Article

Biochemical processes inside cells often show a substantial degree of randomness. Gene expression is a prime example in this context: even though two cells might be genetically identical, the concentrations of the proteins that are made from the genes may vary substantially due to random events during transcribing and translating the genetic code. How cells manage to function reliably in the presence of such unpredictable “noise” is an important question that is still poorly understood.

An interdisciplinary team of researchers around Christoph Zechner, group leader at the CSBD and the Max Planck Institute of Molecular Cell Biology and Genetics (MPI-CBG), and Tony Hyman, director at the MPI-CBG, has now described a potentially very effective mechanism for noise reduction in cells. Together with colleagues from the labs of Alf Honigmann (MPI-CBG) and Frank Jülicher (MPI-PKS), the scientists showed theoretically and experimentally that liquid droplets can suppress random variations in protein concentration. If a cell has too many molecules at a time, excess molecules can segregate into a condensate where they are stored. If the concentration drops again, these molecules are released from the droplet to counter-balance the loss of molecules. Such “storage compartments” form via phase separation, a process where molecules de-mix into liquid phases, as seen for instance when oil separates from vinegar.

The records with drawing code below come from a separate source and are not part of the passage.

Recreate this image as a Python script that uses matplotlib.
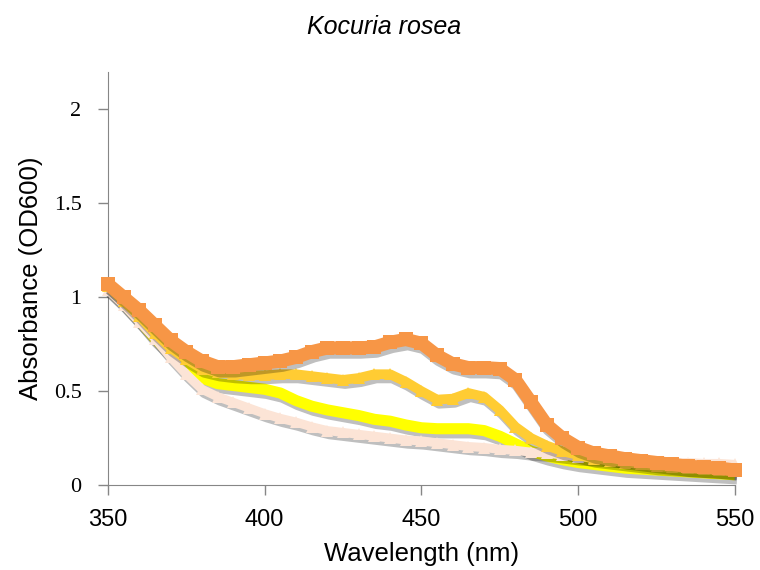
import matplotlib.pyplot as plt
import matplotlib.patheffects as pe

# wavelengths (nm), read every 5 nm
wl = list(range(350, 551, 5))

orange = [1.07, 1.00, 0.93, 0.85, 0.77, 0.71, 0.66, 0.63, 0.63, 0.64,
          0.65, 0.66, 0.68, 0.71, 0.73, 0.73, 0.73, 0.735, 0.76, 0.775,
          0.755, 0.69, 0.645, 0.625, 0.625, 0.62, 0.56, 0.44, 0.32, 0.25,
          0.20, 0.17, 0.155, 0.14, 0.13, 0.12, 0.11, 0.10, 0.095, 0.09, 0.08]
gold = [1.06, 0.98, 0.90, 0.81, 0.73, 0.67, 0.62, 0.60, 0.59, 0.585,
        0.585, 0.59, 0.59, 0.58, 0.57, 0.56, 0.57, 0.59, 0.59, 0.55,
        0.50, 0.455, 0.46, 0.49, 0.47, 0.40, 0.31, 0.25, 0.21, 0.18,
        0.16, 0.14, 0.13, 0.12, 0.11, 0.10, 0.095, 0.09, 0.085, 0.08, 0.075]
yellow = [1.05, 0.97, 0.88, 0.78, 0.70, 0.63, 0.57, 0.54, 0.53, 0.52,
          0.51, 0.49, 0.45, 0.42, 0.40, 0.385, 0.37, 0.35, 0.34, 0.32,
          0.305, 0.30, 0.30, 0.30, 0.29, 0.26, 0.22, 0.18, 0.155, 0.135,
          0.12, 0.11, 0.10, 0.09, 0.085, 0.08, 0.075, 0.07, 0.065, 0.06, 0.055]
peach = [1.04, 0.96, 0.87, 0.78, 0.68, 0.59, 0.51, 0.47, 0.44, 0.41,
         0.38, 0.355, 0.335, 0.31, 0.29, 0.28, 0.27, 0.26, 0.25, 0.24,
         0.235, 0.225, 0.215, 0.205, 0.20, 0.19, 0.185, 0.175, 0.17, 0.16,
         0.15, 0.145, 0.14, 0.135, 0.13, 0.125, 0.12, 0.12, 0.115, 0.115, 0.11]

fig = plt.figure(figsize=(7.6, 5.7), dpi=100)
ax = fig.add_axes([0.142, 0.149, 0.825, 0.725])

shadow = [pe.SimpleLineShadow(offset=(1.5, -3), shadow_color='k', alpha=0.25), pe.Normal()]

# (values, colour, line width, marker, marker size, zorder)
series = [(yellow, '#FFFF00', 8, None, 0, 2),
          (peach, '#FCE4D6', 6.5, '^', 8, 3),
          (gold, '#FFCC33', 7, '^', 9, 4),
          (orange, '#F79646', 9.5, 's', 10, 5)]

for vals, col, lw, mk, ms, z in series:
    ax.plot(wl, vals, color=col, lw=lw, solid_capstyle='butt', solid_joinstyle='round',
            path_effects=shadow, clip_on=False, zorder=z)
    if mk:
        ax.plot(wl, vals, ls='none', marker=mk, ms=ms, mfc=col, mec=col, mew=0,
                clip_on=False, zorder=z + 0.5)

ax.set_xlim(350, 550)
ax.set_ylim(0, 2.2)
ax.set_xticks([350, 400, 450, 500, 550])
ax.set_yticks([0, 0.5, 1, 1.5, 2])
ax.set_yticklabels(['0', '0.5', '1', '1.5', '2'], family='Liberation Serif', fontsize=16)
ax.set_xticklabels(['350', '400', '450', '500', '550'], family='Liberation Sans', fontsize=17)

for s in ['top', 'right']:
    ax.spines[s].set_visible(False)
for s in ['left', 'bottom']:
    ax.spines[s].set_color('#868686')
ax.tick_params(color='#868686', length=7, width=1)
ax.tick_params(axis='x', pad=10)
ax.tick_params(axis='y', pad=12)

ax.set_xlabel('Wavelength (nm)', family='Liberation Sans', fontsize=18.5, labelpad=8)
ax.set_ylabel('Absorbance (OD600)', family='Liberation Sans', fontsize=18.5, labelpad=8)
fig.text(0.505, 0.953, 'Kocuria rosea', family='Liberation Sans', style='italic',
         fontsize=18, ha='center', va='center')

plt.savefig('out.png', dpi=100)
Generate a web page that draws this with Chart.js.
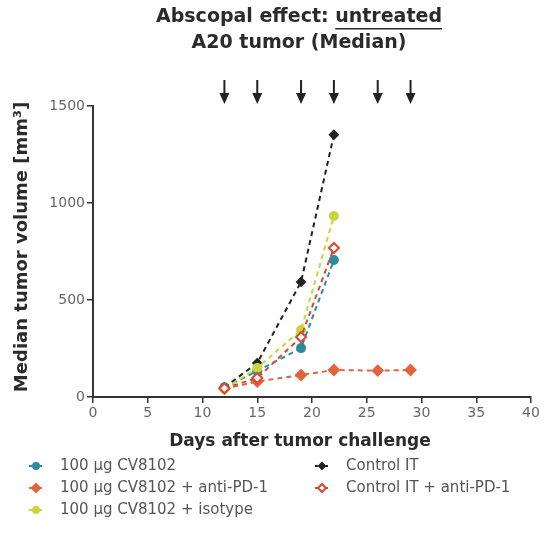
<!DOCTYPE html>
<html>
<head>
<meta charset="utf-8">
<script src="https://cdn.jsdelivr.net/npm/chart.js@4"></script>
<style>
  body { margin: 0; background: #fff; }
  #wrap { width: 544px; height: 533px; }
</style>
</head>
<body>
<div id="wrap"><canvas id="tumorChart" width="544" height="533"></canvas></div>
<script>
// data
const days = [12, 15, 19, 22, 26, 29];
const treatmentDays = [12, 15, 19, 22, 26, 29];
const xTicks = [0, 5, 10, 15, 20, 25, 30, 35, 40];
const yTicks = [0, 500, 1000, 1500];

const cv8102 = [50, 134, 252, 706];
const cv8102PD1 = [42, 80, 113, 139, 136, 139];
const cv8102Iso = [40, 150, 345, 933];
const controlIT = [50, 175, 593, 1352];
const controlPD1 = [45, 98, 309, 768];

const labels = [
    "100 µg CV8102",
    "100 µg CV8102 + anti-PD-1",
    "100 µg CV8102 + isotype",
    "Control IT",
    "Control IT + anti-PD-1"
];

const toPoints = vals => vals.map((v, i) => ({ x: days[i], y: v }));

document.addEventListener("DOMContentLoaded", () => {

    const series = [
        { data: cv8102, color: "#2a8c9e", fill: "#2a8c9e", style: "circle", r: 4 },
        { data: cv8102PD1, color: "#e4633f", fill: "#e4633f", style: "rectRot", r: 5 },
        { data: cv8102Iso, color: "#c9d63a", fill: "#c9d63a", style: "circle", r: 4 },
        { data: controlIT, color: "#222222", fill: "#222222", style: "rectRot", r: 4 },
        { data: controlPD1, color: "#d9482e", fill: "#ffffff", style: "rectRot", r: 5 }
    ];

    const datasets = series.map((s, i) => ({
        label: labels[i],
        data: toPoints(s.data),
        borderColor: s.color,
        backgroundColor: s.fill,
        pointBorderColor: s.color,
        pointBackgroundColor: s.fill,
        pointStyle: s.style,
        pointRadius: s.r,
        pointBorderWidth: 2,
        borderWidth: 2,
        borderDash: [5, 4],
        tension: 0
    }));

    // draw order: control IT on top like in the figure
    const order = [4, 2, 0, 1, 3];

    const decorPlugin = {
        id: "decor",
        afterDraw(chart) {
            const ctx = chart.ctx;
            const area = chart.chartArea;
            const x = chart.scales.x;
            ctx.save();

            // title
            ctx.fillStyle = "#2b2b2b";
            ctx.textBaseline = "middle";
            ctx.font = "bold 19px 'DejaVu Sans'";
            const part1 = "Abscopal effect: ";
            const part2 = "untreated";
            const w1 = ctx.measureText(part1).width;
            const w2 = ctx.measureText(part2).width;
            const startX = 299 - (w1 + w2) / 2;
            ctx.textAlign = "left";
            ctx.fillText(part1, startX, 17);
            ctx.fillText(part2, startX + w1, 17);
            ctx.fillRect(startX + w1, 28, w2, 1.5);
            ctx.textAlign = "center";
            ctx.fillText("A20 tumor (Median)", 299, 43);

            // treatment arrows
            ctx.strokeStyle = "#222";
            ctx.fillStyle = "#222";
            ctx.lineWidth = 2;
            treatmentDays.forEach(d => {
                const px = x.getPixelForValue(d);
                ctx.beginPath();
                ctx.moveTo(px, 80);
                ctx.lineTo(px, 98);
                ctx.stroke();
                ctx.beginPath();
                ctx.moveTo(px - 5, 93);
                ctx.lineTo(px + 5, 93);
                ctx.lineTo(px, 104);
                ctx.closePath();
                ctx.fill();
            });

            // axis titles
            ctx.fillStyle = "#2b2b2b";
            ctx.font = "bold 17px 'DejaVu Sans'";
            ctx.fillText("Days after tumor challenge", 300, 442);
            ctx.save();
            ctx.translate(22, 247);
            ctx.rotate(-Math.PI / 2);
            ctx.font = "bold 18px 'DejaVu Sans'";
            ctx.fillText("Median tumor volume [mm³]", 0, 0);
            ctx.restore();

            // legend, two columns
            const slots = [[36, 466], [36, 488], [36, 510], [322, 466], [322, 488]];
            ctx.font = "15px 'DejaVu Sans'";
            ctx.textAlign = "left";
            series.forEach((s, i) => {
                const [lx, ly] = slots[i];
                ctx.strokeStyle = s.color;
                ctx.lineWidth = 2;
                ctx.setLineDash([3, 2]);
                ctx.beginPath();
                ctx.moveTo(lx - 7, ly);
                ctx.lineTo(lx + 7, ly);
                ctx.stroke();
                ctx.setLineDash([]);
                ctx.fillStyle = s.fill;
                Chart.helpers.drawPoint(ctx, { pointStyle: s.style, radius: s.r - 1, borderWidth: 2 }, lx, ly);
                ctx.fillStyle = "#555";
                ctx.fillText(labels[i], lx + 24, ly);
            });
            ctx.restore();
        }
    };

    new Chart(document.getElementById("tumorChart"), {
        type: "line",
        data: { datasets: order.map(i => datasets[i]) },
        options: {
            responsive: false,
            animation: false,
            layout: { padding: { left: 0, right: 13, top: 106, bottom: 0 } },
            plugins: {
                legend: { display: false },
                title: { display: false },
                tooltip: { enabled: false }
            },
            scales: {
                x: {
                    type: "linear",
                    min: 0,
                    max: 40,
                    afterBuildTicks: s => { s.ticks = xTicks.map(v => ({ value: v })); },
                    afterFit: s => { s.height = 136; },
                    grid: { drawOnChartArea: false, drawTicks: true, tickLength: 6, color: "#333", lineWidth: 1.5 },
                    border: { color: "#333", width: 2 },
                    ticks: { color: "#666", font: { family: "DejaVu Sans", size: 14 }, padding: 2, maxRotation: 0 }
                },
                y: {
                    min: 0,
                    max: 1500,
                    afterBuildTicks: s => { s.ticks = yTicks.map(v => ({ value: v })); },
                    afterFit: s => { s.width = 93; },
                    grid: { drawOnChartArea: false, drawTicks: true, tickLength: 6, color: "#333", lineWidth: 1.5 },
                    border: { color: "#333", width: 2 },
                    ticks: { color: "#666", font: { family: "DejaVu Sans", size: 14 }, padding: 2, callback: v => String(v) }
                }
            }
        },
        plugins: [decorPlugin]
    });
});
</script>
</body>
</html>
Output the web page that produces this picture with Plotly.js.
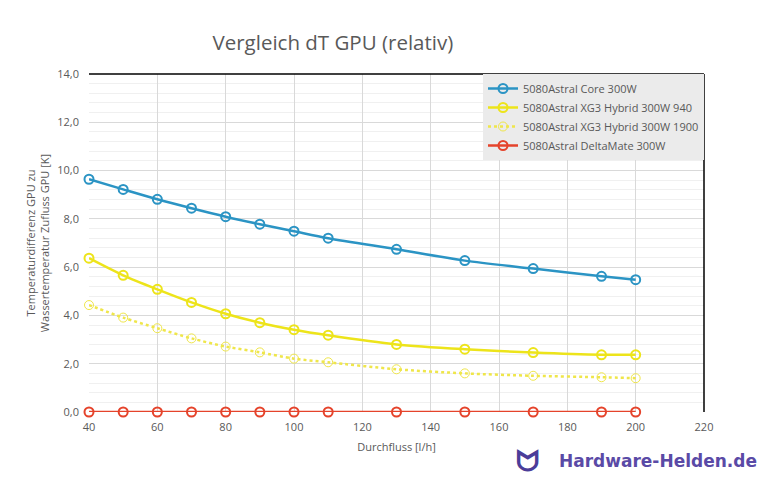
<!DOCTYPE html>
<html>
<head>
<meta charset="utf-8">
<script src="https://cdn.plot.ly/plotly-3.0.1.min.js"></script>
<style>html,body{margin:0;padding:0;background:#fff;}#chart{width:767px;height:487px;}</style>
</head>
<body>
<div id="chart"></div>
<script>
const flow = [40, 50, 60, 70, 80, 90, 100, 110, 130, 150, 170, 190, 200];
const seriesNames = [
  "5080Astral Core 300W",
  "5080Astral XG3 Hybrid 300W 940",
  "5080Astral XG3 Hybrid 300W 1900",
  "5080Astral DeltaMate 300W"
];
const coreValues   = [9.64, 9.22, 8.81, 8.44, 8.09, 7.78, 7.49, 7.20, 6.74, 6.27, 5.94, 5.62, 5.48];
const xg940Values  = [6.37, 5.66, 5.08, 4.54, 4.07, 3.70, 3.41, 3.18, 2.80, 2.60, 2.46, 2.37, 2.37];
const xg1900Values = [4.43, 3.91, 3.47, 3.05, 2.71, 2.47, 2.21, 2.06, 1.77, 1.60, 1.50, 1.44, 1.40];
const deltaValues  = [0, 0, 0, 0, 0, 0, 0, 0, 0, 0, 0, 0, 0];
const xTicks = [40, 60, 80, 100, 120, 140, 160, 180, 200, 220];
const yTicks = [0, 2, 4, 6, 8, 10, 12, 14];

const FONT = "Open Sans, Noto Sans, sans-serif";
const GRAY = "#595959";

function mk(name, y, color, dash, mlw) {
  return {
    type: "scatter", mode: "lines+markers", name: name, x: flow, y: y,
    cliponaxis: false,
    line: {color: color, width: 2.5, dash: dash, shape: "spline", smoothing: 0.8},
    marker: {symbol: "circle-open", size: 9, color: color, line: {color: color, width: mlw}}
  };
}
const data = [
  mk(seriesNames[0], coreValues, "#2b94c4", "solid", 2),
  mk(seriesNames[1], xg940Values, "#ede41a", "solid", 2),
  mk(seriesNames[2], xg1900Values, "#efe64a", "dot", 1),
  mk(seriesNames[3], deltaValues, "#e5432b", "solid", 2)
];

const layout = {
  width: 767, height: 487,
  margin: {l: 89, r: 63, t: 74, b: 75},
  paper_bgcolor: "#ffffff", plot_bgcolor: "#ffffff",
  font: {family: FONT, color: GRAY, size: 11},
  separators: ",.",
  showlegend: true,
  title: {text: "Vergleich dT GPU (relativ)", x: 0.434, xref: "container", xanchor: "center",
          y: 0.912, yref: "container", yanchor: "middle",
          font: {family: FONT, size: 20.5, color: GRAY}},
  xaxis: {
    range: [40, 220], tickvals: xTicks, ticktext: xTicks.map(String),
    showgrid: true, gridcolor: "#d9d9d9", gridwidth: 1, zeroline: false,
    showline: false, ticks: "", tickfont: {size: 11, color: GRAY},
    ticklabelstandoff: 7,
    title: {text: "Durchfluss [l/h]", font: {size: 11, color: GRAY}, standoff: 10},
    fixedrange: true
  },
  yaxis: {
    range: [0, 14], tickvals: yTicks, tickformat: ".1f",
    showgrid: true, gridcolor: "#d9d9d9", gridwidth: 1, zeroline: false,
    showline: false, ticks: "", tickfont: {size: 11, color: GRAY},
    ticklabelstandoff: 9,
    minor: {dtick: 0.4, tick0: 0, showgrid: true, gridcolor: "#f0f0f0", gridwidth: 1},
    title: {text: "Temperaturdifferenz GPU zu<br>Wassertemperatur Zufluss GPU [K]",
            font: {size: 11, color: GRAY}, standoff: 5},
    fixedrange: true
  },
  legend: {
    x: 1, xanchor: "right", y: 1, yanchor: "top",
    bgcolor: "#ebebeb", borderwidth: 0,
    font: {family: FONT, size: 11, color: GRAY},
    itemwidth: 30, tracegroupgap: 0
  },
  shapes: [
    {type: "line", xref: "paper", yref: "paper", x0: 0, x1: 1, y0: 1, y1: 1, line: {color: "#000", width: 1.5}},
    {type: "line", xref: "paper", yref: "paper", x0: 1, x1: 1, y0: 0, y1: 1, line: {color: "#000", width: 1.5}}
  ],
  annotations: [
    {text: "<b>Hardware-Helden.de</b>", xref: "paper", yref: "paper", x: 1.09, y: -0.145,
     xanchor: "right", yanchor: "middle", showarrow: false,
     font: {family: "DejaVu Sans, sans-serif", size: 17, color: "#5a4aa6"}},
    {text: "<b>ᗢ</b>", xref: "paper", yref: "paper", x: 0.735, y: -0.145,
     xanchor: "right", yanchor: "middle", showarrow: false,
     font: {family: "DejaVu Sans, sans-serif", size: 28, color: "#4b3d99"}}
  ]
};

Plotly.newPlot("chart", data, layout, {displayModeBar: false});
</script>
</body>
</html>
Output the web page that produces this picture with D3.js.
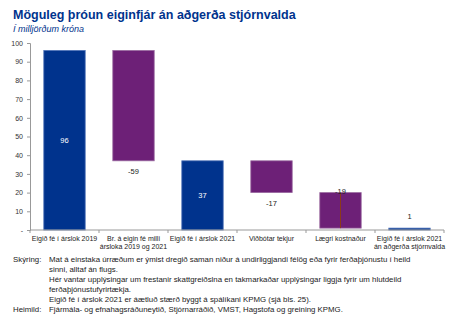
<!DOCTYPE html>
<html>
<head>
<meta charset="utf-8">
<script src="https://cdn.jsdelivr.net/npm/d3@7"></script>
<style>
  html, body { margin: 0; padding: 0; background: #fff; }
  svg { display: block; font-family: "Liberation Sans", Arial, sans-serif; }
</style>
</head>
<body>
<svg id="chart" width="451" height="327"></svg>
<script>
// Waterfall: equity of tourism firms, 2019 -> 2021 without government measures
const categories = [
  ["Eigið fé í árslok 2019"],
  ["Br. á eigin fé milli", "ársloka 2019 og 2021"],
  ["Eigið fé í árslok 2021"],
  ["Viðbótar tekjur"],
  ["Lægri kostnaður"],
  ["Eigið fé í árslok 2021", "án aðgerða stjórnvalda"]
];
const values = [96, -59, 37, -17, -19, 1];
const isTotal = [true, false, true, false, false, true];
const labelPlace = ["middle", "below", "middle", "below", "top", "above"];
const yTicks = [0, 10, 20, 30, 40, 50, 60, 70, 80, 90, 100];

const notes = [
  ["Skýring:", "Mat á einstaka úrræðum er ýmist dregið saman niður á undirliggjandi félög eða fyrir ferðaþjónustu í heild"],
  ["", "sinni, alltaf án flugs."],
  ["", "Hér vantar upplýsingar um frestanir skattgreiðslna en takmarkaðar upplýsingar liggja fyrir um hlutdeild"],
  ["", "ferðaþjónustufyrirtækja."],
  ["", "Eigið fé í árslok 2021 er áætluð stærð byggt á spálíkani KPMG (sjá bls. 25)."],
  ["Heimild:", "Fjármála- og efnahagsráðuneytið, Stjórnarráðið, VMST, Hagstofa og greining KPMG."]
];

const blue = "#00338D", purple = "#6D2077";
const svg = d3.select("#chart");

// Title block
svg.append("text").attr("x", 13).attr("y", 19)
  .attr("fill", blue).attr("font-weight", "bold").attr("font-size", 12.5)
  .text("Möguleg þróun eiginfjár án aðgerða stjórnvalda");
svg.append("text").attr("x", 13).attr("y", 32)
  .attr("fill", blue).attr("font-style", "italic").attr("font-size", 9)
  .text("Í milljörðum króna");

// Running start/end of each step
let run = 0;
const steps = values.map((v, i) => {
  let s, e;
  if (isTotal[i]) { s = 0; e = v; run = v; }
  else { s = run; e = run + v; run = e; }
  return { i, v, lo: Math.min(s, e), hi: Math.max(s, e), total: isTotal[i] };
});

const plot = { left: 30, right: 444, top: 43, bottom: 230 };
const x = d3.scaleBand().domain(d3.range(categories.length))
  .range([plot.left, plot.right]).paddingInner(0.4).paddingOuter(0.2);
const y = d3.scaleLinear().domain([0, 100]).range([plot.bottom, plot.top]);

// Y axis
const yAxis = svg.append("g").attr("transform", `translate(${plot.left},0)`)
  .call(d3.axisLeft(y).tickValues(yTicks).tickSize(3).tickPadding(4)
    .tickFormat(d => d === 0 ? "-" : d));
yAxis.select(".domain").attr("stroke", "#999");
yAxis.selectAll(".tick line").attr("stroke", "#999");
yAxis.selectAll("text").attr("font-size", 7).attr("fill", "#333")
  .attr("font-family", "Liberation Sans, Arial, sans-serif");

// Bars
svg.append("g").selectAll("rect").data(steps).join("rect")
  .attr("x", d => x(d.i))
  .attr("width", x.bandwidth())
  .attr("y", d => y(d.hi))
  .attr("height", d => y(d.lo) - y(d.hi))
  .attr("fill", d => d.total ? blue : purple)
  .attr("stroke", d => d.total ? "#4f73b8" : "#9a6aa0")
  .attr("stroke-width", 0.8);

// Thin line through the cost-reduction bar
steps.filter(d => labelPlace[d.i] === "top").forEach(d => {
  svg.append("line")
    .attr("x1", x(d.i) + x.bandwidth() / 2).attr("x2", x(d.i) + x.bandwidth() / 2)
    .attr("y1", y(d.hi)).attr("y2", y(d.lo))
    .attr("stroke", "#8B3A1A").attr("stroke-width", 1);
});

// Value labels
svg.append("g").selectAll("text").data(steps).join("text")
  .attr("x", d => x(d.i) + x.bandwidth() / 2)
  .attr("y", d => {
    const p = labelPlace[d.i];
    if (p === "middle") return y((d.lo + d.hi) / 2) + 2.5;
    if (p === "below") return y(d.lo) + 13;
    if (p === "top") return y(d.hi) + 1;
    return y(d.hi) - 9;
  })
  .attr("text-anchor", "middle").attr("font-size", 7.5)
  .attr("fill", d => labelPlace[d.i] === "middle" ? "#fff" : "#222")
  .text(d => d.v);

// X axis baseline with ticks between categories
const xg = svg.append("g");
xg.append("line").attr("x1", plot.left).attr("x2", plot.right)
  .attr("y1", plot.bottom).attr("y2", plot.bottom).attr("stroke", "#999");
d3.range(categories.length + 1).forEach(k => {
  const xx = plot.left + k * (plot.right - plot.left) / categories.length;
  xg.append("line").attr("x1", xx).attr("x2", xx)
    .attr("y1", plot.bottom).attr("y2", plot.bottom + 3).attr("stroke", "#999");
});

// Category labels
categories.forEach((lines, i) => {
  const t = svg.append("text")
    .attr("x", x(i) + x.bandwidth() / 2).attr("y", 241)
    .attr("text-anchor", "middle").attr("font-size", 7).attr("fill", "#222");
  lines.forEach((ln, j) => t.append("tspan")
    .attr("x", x(i) + x.bandwidth() / 2).attr("dy", j === 0 ? 0 : 8).text(ln));
});

// Notes and source
const noteY = [262, 272, 282, 292, 302, 312];
notes.forEach((n, i) => {
  if (n[0]) svg.append("text").attr("x", 13).attr("y", noteY[i])
    .attr("font-size", 7.85).attr("fill", "#222").text(n[0]);
  svg.append("text").attr("x", 49).attr("y", noteY[i])
    .attr("font-size", 7.85).attr("fill", "#222").text(n[1]);
});
</script>
</body>
</html>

Florian Oltsch, one of the two lead authors from the Zechner lab says, “We first developed a theoretical model, which allowed us to study how fluctuations in protein concentration are affected by liquid droplets. This theory predicted that for a broad range of conditions, noise reduction should take place.” His colleague and co-first author, Adam Klosin from the Hyman lab, continues, “It was very exciting when we then tested our theoretical predictions in living cells. Indeed, we found that variations in protein concentration were reduced substantially as soon as droplets formed. Phase separation seems to reduce noise in cells.”

Christoph Zechner adds, “Our project is a prime example for the collaborative and interdisciplinary spirit at the Johannstadt-Campus. Experimental biologists and theorists combine their expertise and work closely together. Our work draws an interesting connection between phase separation and biological robustness and will thus be relevant for scientists in both fields.”